Mais le résultat se savoure. La croûte craque sous la dent, la mie est humide et aérienne. Et surtout: le pain ne goûte pas la levure ou le levain. Il goûte le blé, le sarrasin, le petit épeautre. La nature. On ferme les yeux et l'on est emporté en Isère ou en Ardèche avec ses miches de farines de blé et de châtaigne, noix, pommes et figues. Au Japon avec une baguette verte au thé matcha, en Amérique avec son «Influence amérindienne» à la farine de blé et de maïs et à la chair de courge.

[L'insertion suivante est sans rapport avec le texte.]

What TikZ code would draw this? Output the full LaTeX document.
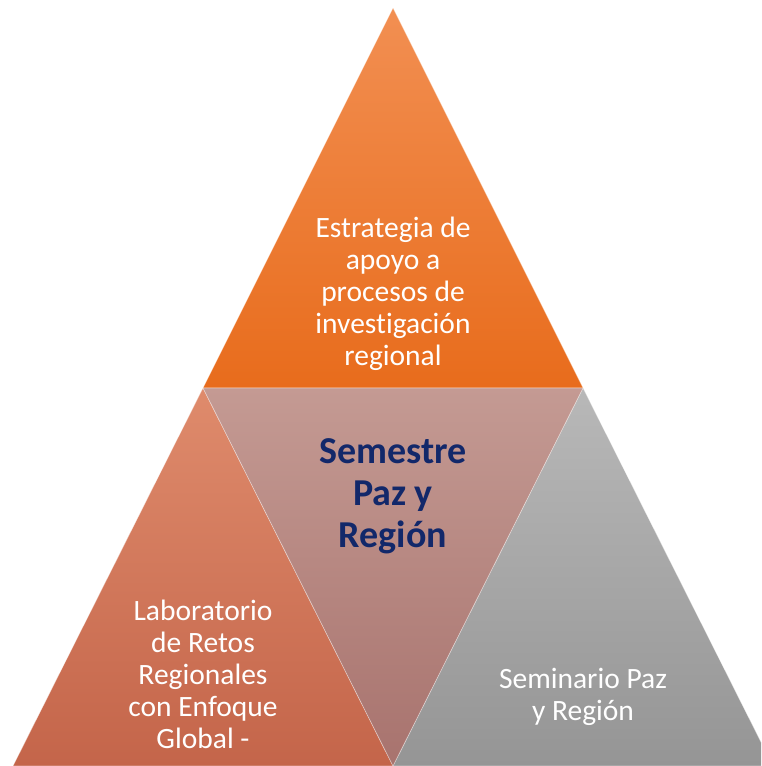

«Je choisis mes farines comme un peintre ses ocres et ses huiles. Je les veux saines et nature, ni entachées ni trafiquées.» Son petit épeautre est cultivé à deux pas de sa maison de Beauvoisin, dans la Drôme, où il se réfugie tous les samedis après-midi et les dimanches. Idem pour les olives. Il connaît la provenance de chaque ingrédient. Rien n'est laissé au hasard d'une production inconnue. Après tout, le boulanger se targue de «faire du bien aux gens» en les nourrissant le mieux possible.

Évolution

Cette prétention lui vient peut-être de son aspiration première de devenir... prêtre! Benoit Fradette était étudiant en théologie à l'UQAM lorsqu'il a pétri ses premières pâtes, histoire de payer ses études. Coup de foudre. C'est décidé: au lieu de bénir le pain, il le cuira. Il ouvre une première boulangerie rue Fabre, mais quand un matin il a fait (et il vend!) tellement de pains qu'il doit les entreposer dehors, il comprend l'urgence de déménager dans un local plus grand, avenue Laurier. Encore camelot, il financera l'opération en distribuant, dans La Presse, des «bons de pain» vendus 100$ et donnant droit à 125$ de ses pains aux acheteurs. Il amassera 40000$ en une semaine!

Les affaires iront vite, très vite ensuite. Trop? C'est au bord de l'épuisement que Benoit Fradette quittera le Québec pour s'établir au pied du mont Ventoux, le plus près possible de ses routes de vélo favorites. Mais l'envie  et le besoin  d'enfourner lui reprendra presque aussitôt. Et le succès suivra au même rythme. Ses fournées à Aix sont toujours plus volumineuses et s'envolent toujours plus vite. Mais l'homme affirme qu'il a mûri, qu'il ne souhaite pas faire toujours plus, mais mieux. Sa boulangerie ne fait que 40 mètres carrés, et aucun plan d'expansion n'est au programme.

Meilleur

À 52 ans, Benoit Fradette affirme d'ailleurs d'un ton assuré que son pain est encore meilleur aujourd'hui qu'il ne l'était au Québec. Parce qu'il a peaufiné son savoir. Parce qu'il est plus exigeant de la qualité des farines et comprend mieux leurs caractéristiques.

Benoit Fradette est aussi devenu plus critique et n'est pas tendre envers ses compétiteurs. Au bistro du coin, il repousse de la main la corbeille remplie de pain lourd et pâlot.

«Le métier est dénigré et banalisé. On croit même que c'est un métier manuel. C'est faux!» La boulangerie, dans le monde de Benoît, c'est un art complexe qui exige «du génie, du savoir, de l'instinct, une grande générosité, un esprit d'analyse, de synthèse, un peu d'habileté manuelle et beaucoup d'humilité».

Un peu de poésie, aussi. «Chaque pain raconte une histoire», dit le Farinoman qui est aussi auteur à ses heures. C'est aussi pour cela que ses pains portent tous des appellations peu communes. Benoit Fradette ne vend pas de baguette, mais des «olympiques», et ses ficelles sont des «effarouchées». Son «pavé» (pain typique de forme carrée) s'appelle chez lui un nuage. «C'est bien plus appétissant, non?»

Oui. Mais pour y goûter, il faudra traverser l'Atlantique. Quand Benoit Fradette s'est lancé en affaires en France, un copain québécois lui a gagé un moulin à farine qu'il ne tiendrait pas le coup. Il a perdu, mais Benoit n'a pas l'intention de réclamer son dû. Il a ses deux filles près de lui, une maison qu'il adore dans l'arrière-pays aixois, deux hectares de terre à remuer, une plantation d'érables du Japon à bichonner et les «plus belles routes de vélo» du monde à parcourir. «Pourquoi je quitterais tout cela?» L'adage veut que les fous ne changent pas d'idée. On verra bien s'il dit vrai.